Broadcom's shadow looms over the selloff
The chip rout accelerated a decline that began Thursday after Broadcom delivered strong quarterly results but failed to raise its long-term AI revenue forecast above the $100 billion target for fiscal 2027 it had previously set. Investors who had piled into semiconductor names on expectations of ever-higher guidance took the absence of an upgrade as a cue to exit. Broadcom's two-day loss of roughly 18% wiped out more than $150 billion in market capitalization.
Marvell Technology, which had surged more than 50% in the six sessions before Friday, gave back 11.3% in a single day — the largest decliner among major chip stocks. Micron Technology, scheduled to report earnings June 24, fell more than 7%. Analysts expect the memory-chip maker to post earnings of $19.29 per share, up from $1.91 a year earlier, on revenue of $33.88 billion.
Cross-asset contagion spreads
The selloff extended beyond equities.
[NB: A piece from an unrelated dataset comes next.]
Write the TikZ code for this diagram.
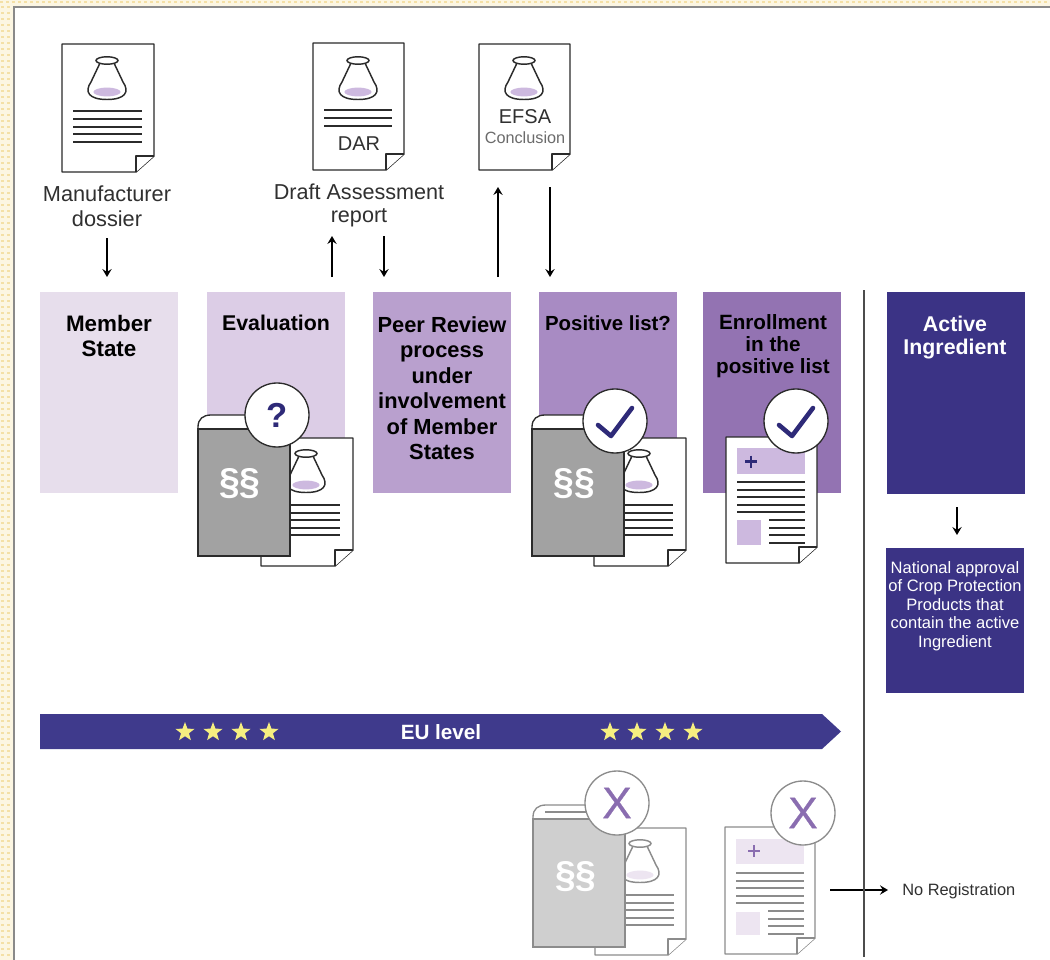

The U.S. dollar index rose 0.6% to 100.02 as rate expectations repriced higher. West Texas Intermediate crude fell 3.2% to $90 a barrel on demand concerns, while gold dropped 3.1% to $4,365 an ounce. Bitcoin briefly slipped below $60,000 before recovering to around $61,300, and crypto-exposed stocks such as Coinbase Global and MARA Holdings fell between 7% and 12%.
The Dow Jones Industrial Average, which had set a new intraday record earlier in the session, reversed to close down 0.8% at 51,155. The blue-chip index's relative outperformance reflected its lower exposure to high-duration technology names.
The next major test for markets comes June 24, when Micron reports earnings, followed by the Federal Reserve's June 17-18 meeting, where the Summary of Economic Projections will reveal whether policymakers share the market's newly hawkish view.
This article is for informational purposes only and does not constitute investment advice.